Thanks for the advice, and I know personal networking is important but I don't really like to straight out ask people if they can hire me (though I did ask two professors I've never met). I am nearly certain most of the companies I've applied to haven't looked at my application, but I just don't get why they would post seemingly expensive ads on Indeed and LinkedIn. It feels disingenuous.
I don't really like to straight out ask people if they can hire me
That is a success-limiting preference and I would encourage you to start preferring other things. If it helps, pretend you're just on a recon mission not actually looking for a job but trying to ascertain whether there is a you-sized hole in the project that they're running which you are legitimately interested in. Scientists love talking about their babies to anyone who will listen.
"So what are you working on this summer?"
"We're programming FPGAs to do automatic detection of human language in content going over the wire using bloom filters."
"Oh that sounds interesting. Who are you working with?"
"Dr. Foo, Dr. Bar, and 3 graduate students."
"Who is your Unicode expert?"
"We don't have one."
"Really? That's unfortunate -- you're solving it with low-level byte manipulation so if you don't have an intuition for what a bytestream of UTF-8 in Russian actually looks like that might be a bit difficult. Mind if I have a quick go at the blackboard?"
"Be my guest."
"So let's take the UTF-16 case since it's easier to understand..."
5 minutes later
"Huh, thanks for the explanation. I wish we could have you around every day."

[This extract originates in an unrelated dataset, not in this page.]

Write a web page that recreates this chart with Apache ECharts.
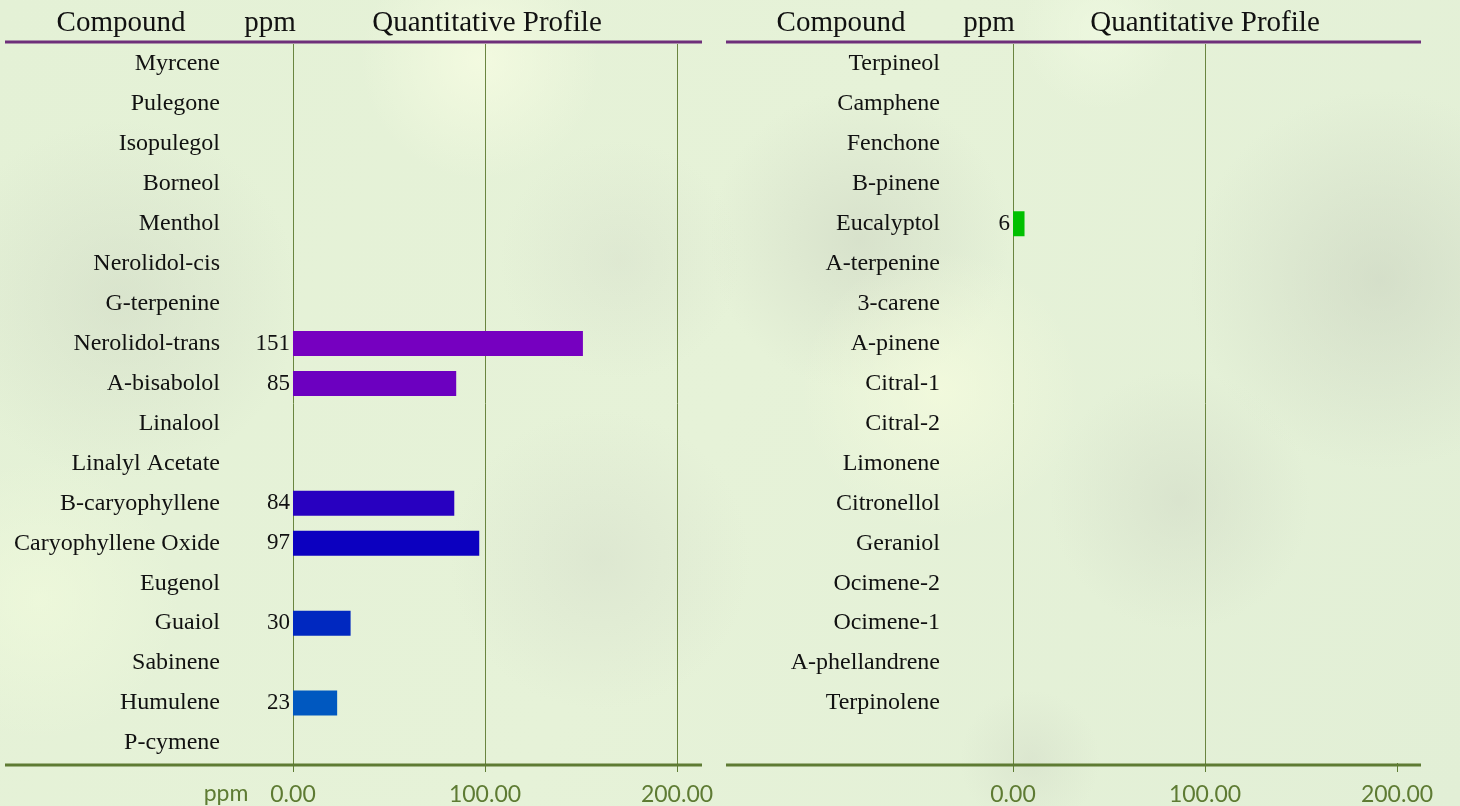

"Do you hire undergraduate research assistants?"
"Yes."
"Then you can!"
[Lightly fictionalized from an actual research assistantship.]
Another success route here involves finding Professor Foo of the Interesting Funded Research sometime in the fall or spring, telling Foo that his research is cool, and then asking if you could you help out (volunteer). The answer will likely be "yes", and then, providing you're being a relatively functional person, you're now a strong candidate & provisionally in the rotation for the next blob of funding coming along.
(This has happened in multiple scenarios to various friends and self).
Like Patrick mentions in his reply, you should try to hack your psychology to get more comfortable with directly but politely asking for things you want.
One trick that works for me is to tell myself "Let's try it and see what happens". Curiosity is a strong motivator.
Don't get stressed about asking people to hire you. I am in a mechanical engineering research lab and we will have two undergrads and a master's student from France in or lab this summer mostly doing computer work. They are mostly here because they emailed Dr. Bifano and just asked if they could work in his lab over the summer. If you know any professors, you could ask them if they have friends that are looking for someone. Undergrad help is cheap, and lots of professors are interested in hiring someone for a few months. Summers are especially nice because if things don't go well it is easy to let them go afterwords.